— BEGIN —

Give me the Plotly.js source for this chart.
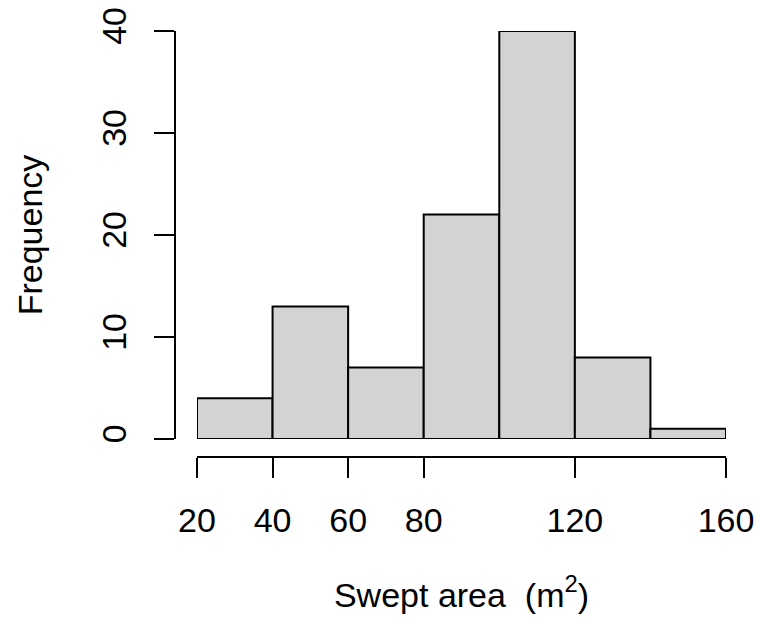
<!DOCTYPE html>
<html>
<head>
<meta charset="utf-8">
<script src="https://cdn.plot.ly/plotly-3.0.1.min.js"></script>
<style>html,body{margin:0;padding:0;background:#fff;}#chart{width:759px;height:622px;}</style>
</head>
<body>
<div id="chart"></div>
<script>
// Histogram data (bin edges and counts)
const binEdges = [20, 40, 60, 80, 100, 120, 140, 160];
const frequencies = [4, 13, 7, 22, 40, 8, 1];
const xTicks = [20, 40, 60, 80, 120, 160];
const yTicks = [0, 10, 20, 30, 40];

const centers = frequencies.map((_, i) => (binEdges[i] + binEdges[i + 1]) / 2);
const widths = frequencies.map((_, i) => binEdges[i + 1] - binEdges[i]);

const W = 759, H = 622;
const font = {family: 'Liberation Sans, Arial, sans-serif', size: 34, color: '#000'};

const trace = {
  type: 'bar',
  x: centers,
  y: frequencies,
  width: widths,
  marker: {color: '#D3D3D3', line: {color: '#000', width: 2}},
  hoverinfo: 'x+y'
};

const layout = {
  width: W, height: H,
  margin: {l: 0, r: 0, t: 0, b: 0},
  paper_bgcolor: '#fff', plot_bgcolor: '#fff',
  font: font,
  showlegend: false,
  bargap: 0,
  xaxis: {
    domain: [197 / W, 726 / W],
    range: [binEdges[0], binEdges[binEdges.length - 1]],
    anchor: 'free', position: (H - 457) / H,
    showgrid: false, zeroline: false,
    showline: true, linecolor: '#000', linewidth: 2,
    ticks: 'outside', ticklen: 20, tickwidth: 2, tickcolor: '#000',
    tickmode: 'array', tickvals: xTicks, ticktext: xTicks.map(String),
    ticklabelstandoff: 13,
    tickfont: font,
    title: {text: 'Swept area\u00A0 (m<sup>2</sup>)', font: font, standoff: 44}
  },
  yaxis: {
    domain: [(H - 439) / H, (H - 31) / H],
    range: [0, 40],
    anchor: 'free', position: 175 / W,
    showgrid: false, zeroline: false,
    showline: true, linecolor: '#000', linewidth: 2,
    ticks: 'outside', ticklen: 20, tickwidth: 2, tickcolor: '#000',
    tickmode: 'array', tickvals: yTicks, ticktext: yTicks.map(String),
    tickangle: -90,
    ticklabelstandoff: 14,
    tickfont: font,
    title: {text: 'Frequency', font: font, standoff: 42}
  }
};

Plotly.newPlot('chart', [trace], layout, {displayModeBar: false, staticPlot: true});
</script>
</body>
</html>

— END —

[Your task]: Repeat verbatim all the material, but not the pictures.

[Complete response]:
Give me the Plotly.js source for this chart.
<!DOCTYPE html>
<html>
<head>
<meta charset="utf-8">
<script src="https://cdn.plot.ly/plotly-3.0.1.min.js"></script>
<style>html,body{margin:0;padding:0;background:#fff;}#chart{width:759px;height:622px;}</style>
</head>
<body>
<div id="chart"></div>
<script>
// Histogram data (bin edges and counts)
const binEdges = [20, 40, 60, 80, 100, 120, 140, 160];
const frequencies = [4, 13, 7, 22, 40, 8, 1];
const xTicks = [20, 40, 60, 80, 120, 160];
const yTicks = [0, 10, 20, 30, 40];

const centers = frequencies.map((_, i) => (binEdges[i] + binEdges[i + 1]) / 2);
const widths = frequencies.map((_, i) => binEdges[i + 1] - binEdges[i]);

const W = 759, H = 622;
const font = {family: 'Liberation Sans, Arial, sans-serif', size: 34, color: '#000'};

const trace = {
  type: 'bar',
  x: centers,
  y: frequencies,
  width: widths,
  marker: {color: '#D3D3D3', line: {color: '#000', width: 2}},
  hoverinfo: 'x+y'
};

const layout = {
  width: W, height: H,
  margin: {l: 0, r: 0, t: 0, b: 0},
  paper_bgcolor: '#fff', plot_bgcolor: '#fff',
  font: font,
  showlegend: false,
  bargap: 0,
  xaxis: {
    domain: [197 / W, 726 / W],
    range: [binEdges[0], binEdges[binEdges.length - 1]],
    anchor: 'free', position: (H - 457) / H,
    showgrid: false, zeroline: false,
    showline: true, linecolor: '#000', linewidth: 2,
    ticks: 'outside', ticklen: 20, tickwidth: 2, tickcolor: '#000',
    tickmode: 'array', tickvals: xTicks, ticktext: xTicks.map(String),
    ticklabelstandoff: 13,
    tickfont: font,
    title: {text: 'Swept area\u00A0 (m<sup>2</sup>)', font: font, standoff: 44}
  },
  yaxis: {
    domain: [(H - 439) / H, (H - 31) / H],
    range: [0, 40],
    anchor: 'free', position: 175 / W,
    showgrid: false, zeroline: false,
    showline: true, linecolor: '#000', linewidth: 2,
    ticks: 'outside', ticklen: 20, tickwidth: 2, tickcolor: '#000',
    tickmode: 'array', tickvals: yTicks, ticktext: yTicks.map(String),
    tickangle: -90,
    ticklabelstandoff: 14,
    tickfont: font,
    title: {text: 'Frequency', font: font, standoff: 42}
  }
};

Plotly.newPlot('chart', [trace], layout, {displayModeBar: false, staticPlot: true});
</script>
</body>
</html>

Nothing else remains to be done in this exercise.